- [What the exercise asks]: Drop every picture. Then return, exactly, the lines from the beginning of the listing below through the one containing "Chart.register(...registerables);".

- [Stored data]:
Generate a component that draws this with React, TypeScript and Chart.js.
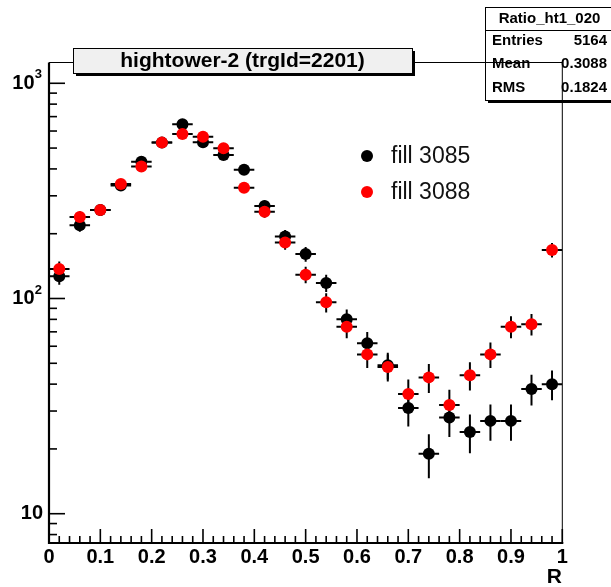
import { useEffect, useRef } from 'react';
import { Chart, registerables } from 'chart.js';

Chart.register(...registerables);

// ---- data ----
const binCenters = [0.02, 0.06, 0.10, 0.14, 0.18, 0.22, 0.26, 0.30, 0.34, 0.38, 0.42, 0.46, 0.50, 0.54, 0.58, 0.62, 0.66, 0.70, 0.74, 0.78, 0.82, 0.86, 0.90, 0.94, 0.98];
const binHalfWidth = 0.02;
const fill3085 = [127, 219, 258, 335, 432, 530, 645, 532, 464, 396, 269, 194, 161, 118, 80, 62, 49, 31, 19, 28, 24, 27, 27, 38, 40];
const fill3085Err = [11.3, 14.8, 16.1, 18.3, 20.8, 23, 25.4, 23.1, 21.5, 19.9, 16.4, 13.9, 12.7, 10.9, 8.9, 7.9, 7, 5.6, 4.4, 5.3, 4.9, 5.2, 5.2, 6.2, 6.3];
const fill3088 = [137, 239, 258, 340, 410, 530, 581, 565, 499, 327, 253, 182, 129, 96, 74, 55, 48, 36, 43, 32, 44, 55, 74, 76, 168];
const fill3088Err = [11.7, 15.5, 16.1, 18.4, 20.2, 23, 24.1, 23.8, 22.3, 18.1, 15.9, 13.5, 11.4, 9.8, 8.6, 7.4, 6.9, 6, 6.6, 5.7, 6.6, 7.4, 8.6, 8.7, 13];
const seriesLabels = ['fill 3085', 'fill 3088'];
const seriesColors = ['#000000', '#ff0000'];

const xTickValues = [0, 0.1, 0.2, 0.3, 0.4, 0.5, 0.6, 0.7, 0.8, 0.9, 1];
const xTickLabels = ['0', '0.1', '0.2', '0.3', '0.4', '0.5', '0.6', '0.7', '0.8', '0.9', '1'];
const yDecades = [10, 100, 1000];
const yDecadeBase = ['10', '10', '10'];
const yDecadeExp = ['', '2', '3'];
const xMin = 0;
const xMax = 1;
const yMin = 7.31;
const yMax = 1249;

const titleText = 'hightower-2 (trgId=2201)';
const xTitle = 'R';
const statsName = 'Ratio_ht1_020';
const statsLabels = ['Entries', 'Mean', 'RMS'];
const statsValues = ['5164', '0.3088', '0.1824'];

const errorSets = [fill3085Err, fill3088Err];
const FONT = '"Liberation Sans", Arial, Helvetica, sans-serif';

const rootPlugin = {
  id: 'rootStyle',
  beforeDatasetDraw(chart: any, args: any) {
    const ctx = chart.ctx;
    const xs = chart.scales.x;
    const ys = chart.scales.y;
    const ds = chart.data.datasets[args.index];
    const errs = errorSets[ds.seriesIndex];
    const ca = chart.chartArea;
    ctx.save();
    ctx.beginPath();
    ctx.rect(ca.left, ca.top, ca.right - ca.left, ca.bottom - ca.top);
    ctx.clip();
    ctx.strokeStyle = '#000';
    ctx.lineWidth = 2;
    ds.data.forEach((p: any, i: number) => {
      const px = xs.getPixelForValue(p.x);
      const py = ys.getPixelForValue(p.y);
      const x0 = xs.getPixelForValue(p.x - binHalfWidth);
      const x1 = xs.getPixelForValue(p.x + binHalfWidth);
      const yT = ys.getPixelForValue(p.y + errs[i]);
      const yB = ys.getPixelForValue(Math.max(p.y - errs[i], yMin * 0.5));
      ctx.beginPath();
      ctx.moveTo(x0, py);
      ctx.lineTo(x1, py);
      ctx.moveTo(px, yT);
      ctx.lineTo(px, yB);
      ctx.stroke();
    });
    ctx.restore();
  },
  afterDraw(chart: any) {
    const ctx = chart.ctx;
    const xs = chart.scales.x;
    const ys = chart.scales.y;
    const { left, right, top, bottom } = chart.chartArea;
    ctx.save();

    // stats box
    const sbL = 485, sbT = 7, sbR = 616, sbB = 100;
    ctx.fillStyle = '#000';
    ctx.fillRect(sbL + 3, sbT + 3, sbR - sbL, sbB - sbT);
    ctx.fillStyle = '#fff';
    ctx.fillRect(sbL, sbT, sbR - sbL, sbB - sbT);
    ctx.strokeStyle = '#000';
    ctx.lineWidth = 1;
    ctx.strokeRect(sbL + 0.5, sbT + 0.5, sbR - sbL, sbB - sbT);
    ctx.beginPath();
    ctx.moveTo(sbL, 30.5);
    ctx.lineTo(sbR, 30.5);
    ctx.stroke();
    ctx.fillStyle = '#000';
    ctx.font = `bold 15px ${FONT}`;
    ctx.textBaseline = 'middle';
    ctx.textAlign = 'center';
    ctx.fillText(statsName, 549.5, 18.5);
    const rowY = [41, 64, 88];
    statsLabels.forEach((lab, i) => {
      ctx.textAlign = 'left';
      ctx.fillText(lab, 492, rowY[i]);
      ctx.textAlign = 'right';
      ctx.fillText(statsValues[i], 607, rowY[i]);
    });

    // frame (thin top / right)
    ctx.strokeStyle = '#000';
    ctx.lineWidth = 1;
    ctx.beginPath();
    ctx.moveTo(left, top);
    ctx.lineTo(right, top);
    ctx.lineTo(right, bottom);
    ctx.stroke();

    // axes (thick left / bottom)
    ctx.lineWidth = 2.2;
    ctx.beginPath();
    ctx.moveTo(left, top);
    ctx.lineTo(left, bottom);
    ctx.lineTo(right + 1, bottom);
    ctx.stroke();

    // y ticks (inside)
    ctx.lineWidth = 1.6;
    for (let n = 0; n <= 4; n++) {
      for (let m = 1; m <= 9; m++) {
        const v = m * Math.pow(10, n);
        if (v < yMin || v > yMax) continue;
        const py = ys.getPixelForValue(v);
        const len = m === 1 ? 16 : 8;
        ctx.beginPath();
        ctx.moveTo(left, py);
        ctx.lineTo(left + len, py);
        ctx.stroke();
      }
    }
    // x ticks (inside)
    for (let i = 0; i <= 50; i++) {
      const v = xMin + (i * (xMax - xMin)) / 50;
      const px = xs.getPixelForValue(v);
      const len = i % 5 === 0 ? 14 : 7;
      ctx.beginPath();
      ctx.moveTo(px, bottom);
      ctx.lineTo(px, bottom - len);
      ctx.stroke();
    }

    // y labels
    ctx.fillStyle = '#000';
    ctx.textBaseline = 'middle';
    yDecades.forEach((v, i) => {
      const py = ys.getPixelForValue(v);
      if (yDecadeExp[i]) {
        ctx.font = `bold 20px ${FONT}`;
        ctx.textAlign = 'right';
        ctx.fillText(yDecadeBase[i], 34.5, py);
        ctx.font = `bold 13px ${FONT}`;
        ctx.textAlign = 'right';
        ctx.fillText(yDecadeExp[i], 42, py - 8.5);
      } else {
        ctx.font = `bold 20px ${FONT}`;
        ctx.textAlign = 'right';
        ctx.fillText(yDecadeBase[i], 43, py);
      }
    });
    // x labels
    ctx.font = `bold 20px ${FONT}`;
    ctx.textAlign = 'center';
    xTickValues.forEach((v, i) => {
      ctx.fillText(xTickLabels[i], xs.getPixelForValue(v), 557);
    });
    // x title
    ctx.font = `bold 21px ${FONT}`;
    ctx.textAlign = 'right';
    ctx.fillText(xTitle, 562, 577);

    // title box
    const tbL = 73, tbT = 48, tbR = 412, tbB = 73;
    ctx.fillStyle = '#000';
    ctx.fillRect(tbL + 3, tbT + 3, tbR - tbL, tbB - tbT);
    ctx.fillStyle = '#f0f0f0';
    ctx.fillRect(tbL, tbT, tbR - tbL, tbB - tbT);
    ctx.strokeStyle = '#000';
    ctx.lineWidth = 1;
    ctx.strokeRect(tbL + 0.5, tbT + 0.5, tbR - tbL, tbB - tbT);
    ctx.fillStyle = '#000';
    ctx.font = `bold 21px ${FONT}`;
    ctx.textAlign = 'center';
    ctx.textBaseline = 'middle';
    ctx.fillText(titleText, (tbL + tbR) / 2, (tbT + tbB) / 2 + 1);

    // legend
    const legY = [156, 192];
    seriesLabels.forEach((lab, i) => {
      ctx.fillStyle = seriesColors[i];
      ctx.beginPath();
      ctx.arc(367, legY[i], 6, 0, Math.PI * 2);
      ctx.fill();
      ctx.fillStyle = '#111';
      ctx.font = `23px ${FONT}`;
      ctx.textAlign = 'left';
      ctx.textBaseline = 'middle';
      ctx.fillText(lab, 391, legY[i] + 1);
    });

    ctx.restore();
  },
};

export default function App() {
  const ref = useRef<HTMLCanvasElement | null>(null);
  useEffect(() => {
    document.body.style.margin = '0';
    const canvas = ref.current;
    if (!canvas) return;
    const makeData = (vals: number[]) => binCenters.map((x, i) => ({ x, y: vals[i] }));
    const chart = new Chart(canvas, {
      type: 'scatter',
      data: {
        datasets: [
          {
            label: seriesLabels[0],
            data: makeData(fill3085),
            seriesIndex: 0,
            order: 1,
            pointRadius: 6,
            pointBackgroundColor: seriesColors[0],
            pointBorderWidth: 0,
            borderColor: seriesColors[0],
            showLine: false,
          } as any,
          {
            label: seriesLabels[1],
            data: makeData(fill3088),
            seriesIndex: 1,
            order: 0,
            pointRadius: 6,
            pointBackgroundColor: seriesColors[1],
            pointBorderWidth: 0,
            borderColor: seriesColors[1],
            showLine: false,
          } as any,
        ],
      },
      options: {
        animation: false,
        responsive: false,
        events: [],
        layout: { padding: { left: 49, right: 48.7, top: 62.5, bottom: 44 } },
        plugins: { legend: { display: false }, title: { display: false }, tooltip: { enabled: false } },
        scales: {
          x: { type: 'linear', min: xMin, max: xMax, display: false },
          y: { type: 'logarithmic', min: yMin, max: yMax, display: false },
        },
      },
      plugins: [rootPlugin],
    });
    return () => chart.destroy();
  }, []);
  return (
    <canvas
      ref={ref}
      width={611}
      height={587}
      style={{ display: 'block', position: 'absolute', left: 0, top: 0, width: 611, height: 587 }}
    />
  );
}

- [The response]:
Generate a component that draws this with React, TypeScript and Chart.js.
import { useEffect, useRef } from 'react';
import { Chart, registerables } from 'chart.js';

Chart.register(...registerables);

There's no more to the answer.